Instruction: Skip the pictures and extract all of the lines exactly as written.

Data provided:
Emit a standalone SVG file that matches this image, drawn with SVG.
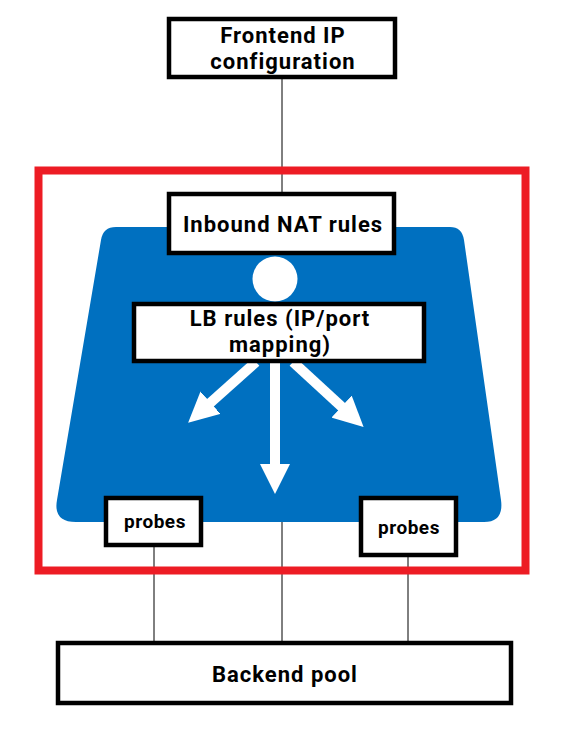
<svg xmlns="http://www.w3.org/2000/svg" width="566" height="733" viewBox="0 0 566 733">
  <style>
    .box { fill: #ffffff; stroke: #000000; stroke-width: 4.5; }
    .lbl { font-family: Roboto, "Open Sans", "Liberation Sans", sans-serif; font-weight: bold; font-size: 22px; letter-spacing: 1px; fill: #000000; text-anchor: middle; }
    .small { font-size: 19px; letter-spacing: 0.5px; }
    .conn { stroke: #000000; stroke-width: 1; fill: none; }
    .arrow { stroke: #ffffff; stroke-width: 10; fill: none; }
  </style>
  <defs>
    <marker id="head" viewBox="0 0 30 30" markerWidth="30" markerHeight="30" markerUnits="userSpaceOnUse" refX="2" refY="15" orient="auto">
      <path d="M0,0 L30,15 L0,30 Z" fill="#ffffff"/>
    </marker>
  </defs>
  <rect width="566" height="733" fill="#ffffff"/>

  <g id="connectors">
    <line class="conn" x1="282" y1="79" x2="282" y2="193"/>
    <line class="conn" x1="154" y1="546" x2="154" y2="642"/>
    <line class="conn" x1="282" y1="520" x2="282" y2="642"/>
    <line class="conn" x1="408" y1="556" x2="408" y2="642"/>
  </g>

  <g id="load-balancer-frame">
    <rect x="38.5" y="170.5" width="487" height="400" fill="none" stroke="#ED1C24" stroke-width="8"/>
  </g>

  <g id="lb-shape">
    <path d="M116,227 L450,227 Q462,227 464,240 L501,500 Q504,522 484,522 L76,522 Q53,522 57,500 L101,240 Q103,227 116,227 Z" fill="#0070C0"/>
    <circle cx="275" cy="279" r="22.5" fill="#ffffff"/>
    <g id="arrows">
      <line class="arrow" x1="275" y1="363" x2="275" y2="466" marker-end="url(#head)"/>
      <line class="arrow" x1="256" y1="362" x2="209" y2="404" marker-end="url(#head)"/>
      <line class="arrow" x1="293" y1="362" x2="343" y2="408" marker-end="url(#head)"/>
    </g>
  </g>

  <g id="frontend-ip">
    <rect class="box" x="169" y="19" width="226" height="58"/>
    <text class="lbl" x="283" y="43">Frontend IP</text>
    <text class="lbl" x="283" y="69">configuration</text>
  </g>

  <g id="inbound-nat">
    <rect class="box" x="169" y="194" width="225" height="59"/>
    <text class="lbl" x="283" y="232">Inbound NAT rules</text>
  </g>

  <g id="lb-rules">
    <rect class="box" x="134" y="304" width="290" height="57"/>
    <text class="lbl" x="280" y="326">LB rules (IP/port</text>
    <text class="lbl" x="280" y="352">mapping)</text>
  </g>

  <g id="probes-left">
    <rect class="box" x="106" y="498" width="95" height="47"/>
    <text class="lbl small" x="155" y="528">probes</text>
  </g>

  <g id="probes-right">
    <rect class="box" x="361" y="498" width="95" height="57"/>
    <text class="lbl small" x="409" y="534">probes</text>
  </g>

  <g id="backend-pool">
    <rect class="box" x="58" y="643" width="453" height="60"/>
    <text class="lbl" x="285" y="682">Backend pool</text>
  </g>
</svg>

Correct answer:
Emit a standalone SVG file that matches this image, drawn with SVG.
<svg xmlns="http://www.w3.org/2000/svg" width="566" height="733" viewBox="0 0 566 733">
  <style>
    .box { fill: #ffffff; stroke: #000000; stroke-width: 4.5; }
    .lbl { font-family: Roboto, "Open Sans", "Liberation Sans", sans-serif; font-weight: bold; font-size: 22px; letter-spacing: 1px; fill: #000000; text-anchor: middle; }
    .small { font-size: 19px; letter-spacing: 0.5px; }
    .conn { stroke: #000000; stroke-width: 1; fill: none; }
    .arrow { stroke: #ffffff; stroke-width: 10; fill: none; }
  </style>
  <defs>
    <marker id="head" viewBox="0 0 30 30" markerWidth="30" markerHeight="30" markerUnits="userSpaceOnUse" refX="2" refY="15" orient="auto">
      <path d="M0,0 L30,15 L0,30 Z" fill="#ffffff"/>
    </marker>
  </defs>
  <rect width="566" height="733" fill="#ffffff"/>

  <g id="connectors">
    <line class="conn" x1="282" y1="79" x2="282" y2="193"/>
    <line class="conn" x1="154" y1="546" x2="154" y2="642"/>
    <line class="conn" x1="282" y1="520" x2="282" y2="642"/>
    <line class="conn" x1="408" y1="556" x2="408" y2="642"/>
  </g>

  <g id="load-balancer-frame">
    <rect x="38.5" y="170.5" width="487" height="400" fill="none" stroke="#ED1C24" stroke-width="8"/>
  </g>

  <g id="lb-shape">
    <path d="M116,227 L450,227 Q462,227 464,240 L501,500 Q504,522 484,522 L76,522 Q53,522 57,500 L101,240 Q103,227 116,227 Z" fill="#0070C0"/>
    <circle cx="275" cy="279" r="22.5" fill="#ffffff"/>
    <g id="arrows">
      <line class="arrow" x1="275" y1="363" x2="275" y2="466" marker-end="url(#head)"/>
      <line class="arrow" x1="256" y1="362" x2="209" y2="404" marker-end="url(#head)"/>
      <line class="arrow" x1="293" y1="362" x2="343" y2="408" marker-end="url(#head)"/>
    </g>
  </g>

  <g id="frontend-ip">
    <rect class="box" x="169" y="19" width="226" height="58"/>
    <text class="lbl" x="283" y="43">Frontend IP</text>
    <text class="lbl" x="283" y="69">configuration</text>
  </g>

  <g id="inbound-nat">
    <rect class="box" x="169" y="194" width="225" height="59"/>
    <text class="lbl" x="283" y="232">Inbound NAT rules</text>
  </g>

  <g id="lb-rules">
    <rect class="box" x="134" y="304" width="290" height="57"/>
    <text class="lbl" x="280" y="326">LB rules (IP/port</text>
    <text class="lbl" x="280" y="352">mapping)</text>
  </g>

  <g id="probes-left">
    <rect class="box" x="106" y="498" width="95" height="47"/>
    <text class="lbl small" x="155" y="528">probes</text>
  </g>

  <g id="probes-right">
    <rect class="box" x="361" y="498" width="95" height="57"/>
    <text class="lbl small" x="409" y="534">probes</text>
  </g>

  <g id="backend-pool">
    <rect class="box" x="58" y="643" width="453" height="60"/>
    <text class="lbl" x="285" y="682">Backend pool</text>
  </g>
</svg>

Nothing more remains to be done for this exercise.